So today on the bus....
visual: The cool evening breeze called for an old favorite, the avocado green lululemon jacket, my fitted LA Dodgers hat that I some times feel really cool wearing and grey leggings and royal blue flip flops wait for the bus with my navy blue beach cruising bike.
I am having one those weeks where I have over-committed to absolutely everything I could squeeze on my daily planner. Dance show this night, wine with the ladies at my apartment that night, yoga class that day.... And, I am realizing that they all sound wonderful when I say 'yes' to each and every activity, but then the week creeps up and I am just utterly exhausted from this bus to that carpool, from bike to bus again.
As my brain moves in constant motion, I sit on the bus in silence. My best friend, Erin from Indiana calls the Blackberry, a friend I hold so near and dear to my heart. Erin, not the Blackberry. With my busy schedule, where do I fit in my phone conversation and girl talk needs?

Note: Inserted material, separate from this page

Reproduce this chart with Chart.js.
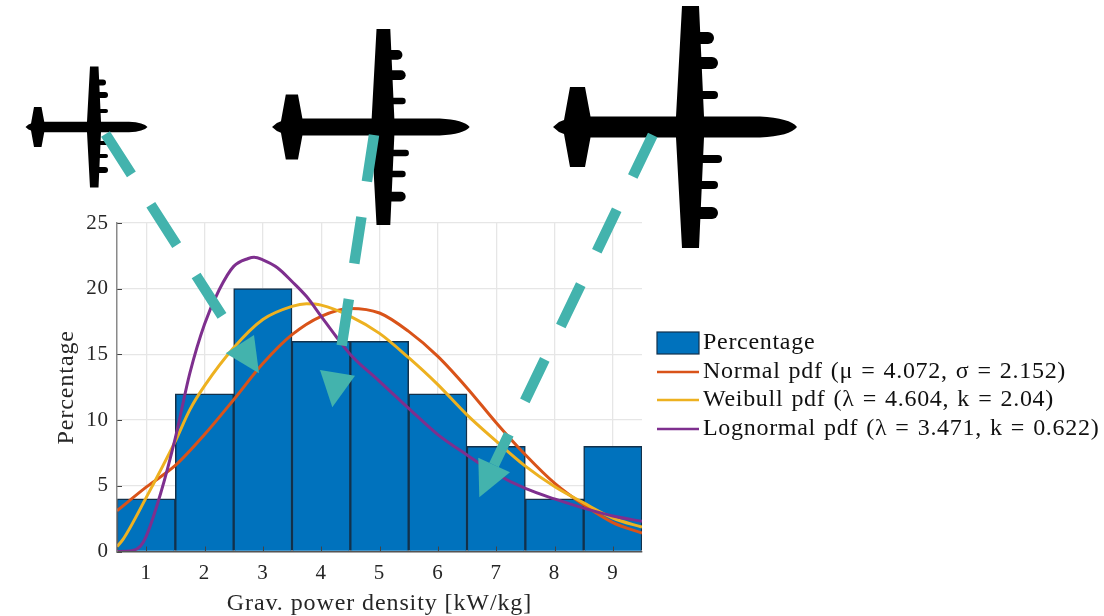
<!DOCTYPE html>
<html>
<head>
<meta charset="utf-8">
<title>Grav. power density</title>
<style>
  html, body { margin: 0; padding: 0; background: #fff; }
  canvas { display: block; }
</style>
<script src="https://cdn.jsdelivr.net/npm/chart.js@4"></script>
</head>
<body>
<canvas id="chart" width="1104" height="616"></canvas>
<script>
const bins = [1, 2, 3, 4, 5, 6, 7, 8, 9];
const percentages = [4, 12, 20, 16, 16, 12, 8, 4, 8];

const normalX = [0.5, 1, 1.5, 2, 2.5, 3, 3.5, 4, 4.5, 5, 5.5, 6, 6.5, 7, 7.5, 8, 8.5, 9, 9.5];
const normalY = [3.1, 4.9, 6.55, 8.9, 11.55, 14.3, 16.5, 17.9, 18.5, 18.15, 16.75, 14.85, 12.45, 9.8, 7.36, 5.2, 3.55, 2.2, 1.4];

const weibullX = [0.5, 0.6, 1, 1.5, 1.75, 2, 2.5, 3, 3.5, 3.75, 4, 4.5, 5, 5.5, 6, 6.5, 7, 7.5, 8, 8.5, 9, 9.5];
const weibullY = [0.38, 0.9, 4.1, 8.4, 10.8, 12.6, 15.5, 17.65, 18.65, 18.85, 18.75, 17.9, 16.6, 14.75, 12.7, 10.4, 8.4, 6.5, 4.95, 3.7, 2.55, 1.85];

const lognormalX = [0.5, 0.75, 0.9, 1, 1.25, 1.5, 1.75, 2, 2.25, 2.5, 2.75, 2.85, 3, 3.25, 3.5, 3.75, 4, 4.25, 4.5, 5, 5.5, 6, 6.5, 7, 7.5, 8, 8.5, 9, 9.5];
const lognormalY = [0, 0.05, 0.4, 1.15, 4.45, 8.65, 13.6, 17.3, 19.9, 21.7, 22.3, 22.4, 22.2, 21.6, 20.55, 19.4, 17.9, 16.4, 15, 12.95, 10.9, 8.9, 7.35, 5.9, 4.8, 4, 3.3, 2.7, 2.3];

const xTicks = [1, 2, 3, 4, 5, 6, 7, 8, 9];
const yTicks = [0, 5, 10, 15, 20, 25];
const xTitle = "Grav. power density [kW/kg]";
const yTitle = "Percentage";
const legendLabels = [
  "Percentage",
  "Normal pdf (μ = 4.072, σ = 2.152)",
  "Weibull pdf (λ = 4.604, k = 2.04)",
  "Lognormal pdf (λ = 3.471, k = 0.622)"
];

const BLUE = "#0072BD";
const RED = "#D95319";
const YELLOW = "#EDB120";
const PURPLE = "#7E2F8E";
const TEAL = "#43B3AD";
const SERIF = "'Liberation Serif', serif";
const TEXT = "#262626";

function toPoints(xs, ys) {
  return xs.map((x, i) => ({ x: x, y: ys[i] }));
}

// plane outline, around the wing centre, at the size of the biggest plane
function planePath() {
  const p = new Path2D();
  p.moveTo(-137, 0);
  p.lineTo(-131, -5);
  p.lineTo(-126, -7);
  p.lineTo(-120, -40);
  p.lineTo(-105, -40);
  p.lineTo(-99.5, -10.5);
  p.lineTo(-14, -10.5);
  p.lineTo(-8, -121);
  p.lineTo(9, -121);
  p.lineTo(14, -10.5);
  p.lineTo(70, -10.5);
  p.quadraticCurveTo(100, -9, 107, 0);
  p.quadraticCurveTo(100, 9, 70, 10.5);
  p.lineTo(14, 10.5);
  p.lineTo(9, 121);
  p.lineTo(-8, 121);
  p.lineTo(-14, 10.5);
  p.lineTo(-99.5, 10.5);
  p.lineTo(-105, 40);
  p.lineTo(-120, 40);
  p.lineTo(-126, 7);
  p.lineTo(-131, 5);
  p.closePath();
  return p;
}

const engines = [[-89, 24, 12], [-64, 28, 12], [-32, 28, 8], [32, 32, 8], [58, 28, 8], [86, 28, 12]];

function drawPlane(ctx, cx, cy, s) {
  ctx.save();
  ctx.translate(cx, cy);
  ctx.scale(s, s);
  ctx.fillStyle = "#000";
  ctx.fill(planePath());
  ctx.strokeStyle = "#000";
  ctx.lineCap = "round";
  engines.forEach(e => {
    ctx.lineWidth = e[2];
    ctx.beginPath();
    ctx.moveTo(8, e[0]);
    ctx.lineTo(e[1] - e[2] / 2, e[0]);
    ctx.stroke();
  });
  ctx.restore();
}

function drawArrow(ctx, a) {
  ctx.save();
  ctx.strokeStyle = TEAL;
  ctx.fillStyle = TEAL;
  ctx.lineWidth = 10.5;
  ctx.lineCap = "butt";
  ctx.setLineDash(a.dash);
  ctx.beginPath();
  ctx.moveTo(a.from[0], a.from[1]);
  ctx.lineTo(a.to[0], a.to[1]);
  ctx.stroke();
  ctx.setLineDash([]);
  ctx.beginPath();
  ctx.moveTo(a.head[0][0], a.head[0][1]);
  ctx.lineTo(a.head[1][0], a.head[1][1]);
  ctx.lineTo(a.head[2][0], a.head[2][1]);
  ctx.closePath();
  ctx.fill();
  ctx.restore();
}

const planes = [
  { x: 94, y: 127, s: 0.5 },
  { x: 383, y: 127, s: 0.81 },
  { x: 690, y: 127, s: 1 }
];

const arrows = [
  { from: [105.5, 134], to: [240, 344], dash: [48, 36], head: [[225.7, 353.3], [254, 335], [259, 373.3]] },
  { from: [374, 135], to: [337.5, 373], dash: [47, 36], head: [[320, 370], [355, 375.7], [332.3, 407.3]] },
  { from: [652.7, 135], to: [494, 465], dash: [46, 37], head: [[478.3, 457.7], [510, 472.3], [479.3, 497.3]] }
];

const textSpacing = {
  id: "textSpacing",
  beforeDraw(chart) {
    chart.ctx.letterSpacing = "0.9px";
  }
};

// inward tick marks sit on top of the bars
const innerTicks = {
  id: "innerTicks",
  afterDatasetsDraw(chart) {
    const ctx = chart.ctx;
    const area = chart.chartArea;
    ctx.save();
    ctx.strokeStyle = "#444";
    ctx.lineWidth = 1;
    xTicks.forEach(t => {
      const px = Math.round(chart.scales.x.getPixelForValue(t)) + 0.5;
      ctx.beginPath();
      ctx.moveTo(px, area.bottom);
      ctx.lineTo(px, area.bottom - 5);
      ctx.stroke();
    });
    yTicks.forEach(t => {
      const py = Math.round(chart.scales.y.getPixelForValue(t)) + 0.5;
      ctx.beginPath();
      ctx.moveTo(area.left, py);
      ctx.lineTo(area.left + 5, py);
      ctx.stroke();
    });
    ctx.restore();
  }
};

const legendAndArt = {
  id: "legendAndArt",
  afterDraw(chart) {
    const ctx = chart.ctx;
    planes.forEach(p => drawPlane(ctx, p.x, p.y, p.s));

    // legend
    const rows = [343, 372, 400, 429];
    ctx.save();
    ctx.fillStyle = BLUE;
    ctx.strokeStyle = "#12314b";
    ctx.lineWidth = 1.2;
    ctx.fillRect(657, 332, 42, 22);
    ctx.strokeRect(657, 332, 42, 22);
    [RED, YELLOW, PURPLE].forEach((c, i) => {
      ctx.strokeStyle = c;
      ctx.lineWidth = 2.5;
      ctx.beginPath();
      ctx.moveTo(657, rows[i + 1]);
      ctx.lineTo(699, rows[i + 1]);
      ctx.stroke();
    });
    ctx.fillStyle = "#111";
    ctx.font = "24px " + SERIF;
    ctx.letterSpacing = "0.7px";
    ctx.wordSpacing = "1.4px";
    ctx.textAlign = "left";
    ctx.textBaseline = "middle";
    legendLabels.forEach((t, i) => ctx.fillText(t, 703, rows[i]));
    ctx.restore();

    arrows.forEach(a => drawArrow(ctx, a));
  }
};

new Chart(document.getElementById("chart"), {
  type: "bar",
  data: {
    datasets: [
      {
        label: legendLabels[0],
        data: toPoints(bins, percentages),
        backgroundColor: BLUE,
        borderColor: "#12314b",
        borderWidth: 1.5,
        barPercentage: 1,
        categoryPercentage: 1,
        order: 4
      },
      { type: "line", label: legendLabels[1], data: toPoints(normalX, normalY), borderColor: RED, borderWidth: 3, pointRadius: 0, cubicInterpolationMode: "monotone", order: 3 },
      { type: "line", label: legendLabels[2], data: toPoints(weibullX, weibullY), borderColor: YELLOW, borderWidth: 3, pointRadius: 0, cubicInterpolationMode: "monotone", order: 2 },
      { type: "line", label: legendLabels[3], data: toPoints(lognormalX, lognormalY), borderColor: PURPLE, borderWidth: 3, pointRadius: 0, cubicInterpolationMode: "monotone", order: 1 }
    ]
  },
  options: {
    responsive: false,
    animation: false,
    layout: { padding: { top: 223, right: 462, left: 0, bottom: 0 } },
    plugins: {
      legend: { display: false },
      tooltip: { enabled: false }
    },
    scales: {
      x: {
        type: "linear",
        min: 0.5,
        max: 9.5,
        offset: false,
        afterBuildTicks(axis) { axis.ticks = xTicks.map(v => ({ value: v })); },
        afterFit(axis) { axis.height = 64.5; },
        grid: { color: "#e6e6e6", lineWidth: 1.3, offset: false, drawTicks: false },
        border: { color: "#555", width: 1.5, z: 1 },
        ticks: { color: TEXT, font: { family: SERIF, size: 21 }, padding: 9, maxRotation: 0, autoSkip: false },
        title: { display: true, text: xTitle, color: TEXT, font: { family: SERIF, size: 24 }, padding: { top: 0, bottom: -2 } }
      },
      y: {
        min: 0,
        max: 25,
        afterBuildTicks(axis) { axis.ticks = yTicks.map(v => ({ value: v })); },
        afterFit(axis) { axis.width = 117; },
        grid: { color: "#e6e6e6", lineWidth: 1.3, drawTicks: false },
        border: { color: "#8a8a8a", width: 1.5, z: 1 },
        ticks: { color: TEXT, font: { family: SERIF, size: 21 }, padding: 8 },
        title: { display: true, text: yTitle, color: TEXT, font: { family: SERIF, size: 24 }, padding: { top: 52, bottom: 0 } }
      }
    }
  },
  plugins: [textSpacing, innerTicks, legendAndArt]
});
</script>
</body>
</html>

Right here, right now, on the bus.
Alas, we are chatting and chatting. And, I realize that because I am so busy, I am not able to be inspiring. At all. Not on the phone with Erin or on the bus with my bus friends. Unable to even distinguish the choice of happiness or live in each moment, I am too busy thinking about the moment to come later this evening, or tomorrow morning and on to that next evening already. Who am I being for anyone? For myself?
In yoga, they call this "chittavritti". Now, I share this with you because I think it is all too fun to try and pronounce it. And, it means in our Western World, 'mind chatter'. Well, let me tell you, I have a whole lot of chittavritti going on. And, it is really effecting my entire being.

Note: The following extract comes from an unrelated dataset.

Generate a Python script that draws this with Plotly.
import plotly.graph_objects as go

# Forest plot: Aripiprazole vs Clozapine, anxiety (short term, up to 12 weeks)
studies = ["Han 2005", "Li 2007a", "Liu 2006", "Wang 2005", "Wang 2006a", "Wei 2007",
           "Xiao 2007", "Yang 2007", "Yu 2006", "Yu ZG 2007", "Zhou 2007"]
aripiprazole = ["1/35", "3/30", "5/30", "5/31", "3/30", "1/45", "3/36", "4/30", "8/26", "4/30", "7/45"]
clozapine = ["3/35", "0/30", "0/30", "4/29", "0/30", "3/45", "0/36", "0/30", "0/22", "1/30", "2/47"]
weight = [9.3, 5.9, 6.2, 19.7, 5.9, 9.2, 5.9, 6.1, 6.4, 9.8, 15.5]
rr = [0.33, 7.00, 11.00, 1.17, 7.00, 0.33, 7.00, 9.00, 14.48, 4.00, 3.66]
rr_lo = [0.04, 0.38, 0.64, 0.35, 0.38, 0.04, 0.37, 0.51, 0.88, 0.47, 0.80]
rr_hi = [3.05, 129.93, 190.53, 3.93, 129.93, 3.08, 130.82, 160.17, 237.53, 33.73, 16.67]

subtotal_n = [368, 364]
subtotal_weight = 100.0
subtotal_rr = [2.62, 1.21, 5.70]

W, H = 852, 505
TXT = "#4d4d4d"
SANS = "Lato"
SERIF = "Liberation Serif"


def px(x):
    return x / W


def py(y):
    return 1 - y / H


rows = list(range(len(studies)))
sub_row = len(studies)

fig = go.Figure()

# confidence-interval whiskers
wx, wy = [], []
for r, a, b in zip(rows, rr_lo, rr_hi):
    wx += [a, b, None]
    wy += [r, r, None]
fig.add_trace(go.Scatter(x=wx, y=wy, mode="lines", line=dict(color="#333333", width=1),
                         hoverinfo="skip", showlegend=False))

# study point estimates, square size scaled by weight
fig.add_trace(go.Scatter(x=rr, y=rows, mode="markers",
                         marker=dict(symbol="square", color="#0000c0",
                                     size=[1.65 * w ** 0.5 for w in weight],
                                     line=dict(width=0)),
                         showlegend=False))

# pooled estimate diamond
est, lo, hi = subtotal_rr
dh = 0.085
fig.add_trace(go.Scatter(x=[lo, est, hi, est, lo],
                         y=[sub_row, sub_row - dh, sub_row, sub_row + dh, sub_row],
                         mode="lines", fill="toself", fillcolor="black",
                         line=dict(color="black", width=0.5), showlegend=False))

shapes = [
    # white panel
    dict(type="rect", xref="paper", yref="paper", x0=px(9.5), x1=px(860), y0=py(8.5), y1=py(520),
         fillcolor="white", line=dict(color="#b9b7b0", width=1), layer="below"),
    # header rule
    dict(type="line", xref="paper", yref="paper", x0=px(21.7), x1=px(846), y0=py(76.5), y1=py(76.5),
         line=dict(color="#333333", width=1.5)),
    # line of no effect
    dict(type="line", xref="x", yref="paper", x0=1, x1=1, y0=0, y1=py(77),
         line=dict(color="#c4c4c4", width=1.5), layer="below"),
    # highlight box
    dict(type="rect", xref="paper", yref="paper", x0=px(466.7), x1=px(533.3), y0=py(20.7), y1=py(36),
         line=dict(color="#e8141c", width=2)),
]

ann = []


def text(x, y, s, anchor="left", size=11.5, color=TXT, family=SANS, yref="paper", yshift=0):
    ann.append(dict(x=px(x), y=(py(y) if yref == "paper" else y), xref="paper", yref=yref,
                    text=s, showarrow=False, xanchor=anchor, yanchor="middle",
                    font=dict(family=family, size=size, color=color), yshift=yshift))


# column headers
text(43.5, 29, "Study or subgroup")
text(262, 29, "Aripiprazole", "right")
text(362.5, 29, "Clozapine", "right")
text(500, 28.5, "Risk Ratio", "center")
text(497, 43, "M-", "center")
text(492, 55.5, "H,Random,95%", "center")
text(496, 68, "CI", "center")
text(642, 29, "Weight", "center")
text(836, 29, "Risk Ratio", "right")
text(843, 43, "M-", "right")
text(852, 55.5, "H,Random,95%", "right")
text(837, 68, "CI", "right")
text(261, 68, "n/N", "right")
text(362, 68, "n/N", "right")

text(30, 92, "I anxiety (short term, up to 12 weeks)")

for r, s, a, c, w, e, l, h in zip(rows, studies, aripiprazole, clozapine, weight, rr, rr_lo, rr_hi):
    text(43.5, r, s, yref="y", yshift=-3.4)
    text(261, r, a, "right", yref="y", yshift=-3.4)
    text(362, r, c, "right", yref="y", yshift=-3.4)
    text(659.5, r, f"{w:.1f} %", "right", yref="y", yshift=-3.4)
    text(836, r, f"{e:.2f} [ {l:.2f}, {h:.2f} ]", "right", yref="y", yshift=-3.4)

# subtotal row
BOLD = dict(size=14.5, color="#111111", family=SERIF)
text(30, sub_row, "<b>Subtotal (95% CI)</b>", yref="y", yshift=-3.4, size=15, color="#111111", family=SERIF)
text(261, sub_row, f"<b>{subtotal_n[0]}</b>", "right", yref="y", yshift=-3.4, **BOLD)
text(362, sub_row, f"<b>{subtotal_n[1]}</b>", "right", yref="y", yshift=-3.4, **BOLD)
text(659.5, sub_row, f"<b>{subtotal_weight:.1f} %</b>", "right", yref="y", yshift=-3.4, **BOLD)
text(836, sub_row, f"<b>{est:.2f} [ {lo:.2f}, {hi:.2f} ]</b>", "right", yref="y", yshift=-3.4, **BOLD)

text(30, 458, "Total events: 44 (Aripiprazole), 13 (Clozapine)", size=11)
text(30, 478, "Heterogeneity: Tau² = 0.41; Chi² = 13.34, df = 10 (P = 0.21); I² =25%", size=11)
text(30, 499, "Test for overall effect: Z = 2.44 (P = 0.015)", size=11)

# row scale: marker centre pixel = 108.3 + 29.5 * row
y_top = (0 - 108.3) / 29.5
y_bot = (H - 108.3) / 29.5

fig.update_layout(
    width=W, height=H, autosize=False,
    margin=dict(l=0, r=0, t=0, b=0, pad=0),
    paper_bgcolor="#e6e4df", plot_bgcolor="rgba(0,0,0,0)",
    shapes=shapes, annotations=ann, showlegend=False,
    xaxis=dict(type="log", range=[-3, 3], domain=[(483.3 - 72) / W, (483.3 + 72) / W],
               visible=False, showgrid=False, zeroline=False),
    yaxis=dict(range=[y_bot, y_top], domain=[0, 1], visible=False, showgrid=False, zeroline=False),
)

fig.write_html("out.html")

I have not met anyone on the bus in the past couple days. Am I being uninspiring? I am so busy going here and getting there, I do not even make time to say 'hi' or smile at any of my passenger friends. I do not make the time to allow someone to inspire me and make my day or the rest of my week.
The infamous t0-do list, combined with this chittavritti and the "I don't have time..." excuse is really rocking my core right now. Where is my balance? Am I living my BEST life possible? I have set the weekly intention for balance and quality. I will leave days open. Not say 'yes' to absolutely everything. And make time to just breathe, clear the mind chatter, and do enjoy the ride.
Clear the chittavritti. Ask yourself: Are you living your BEST life today?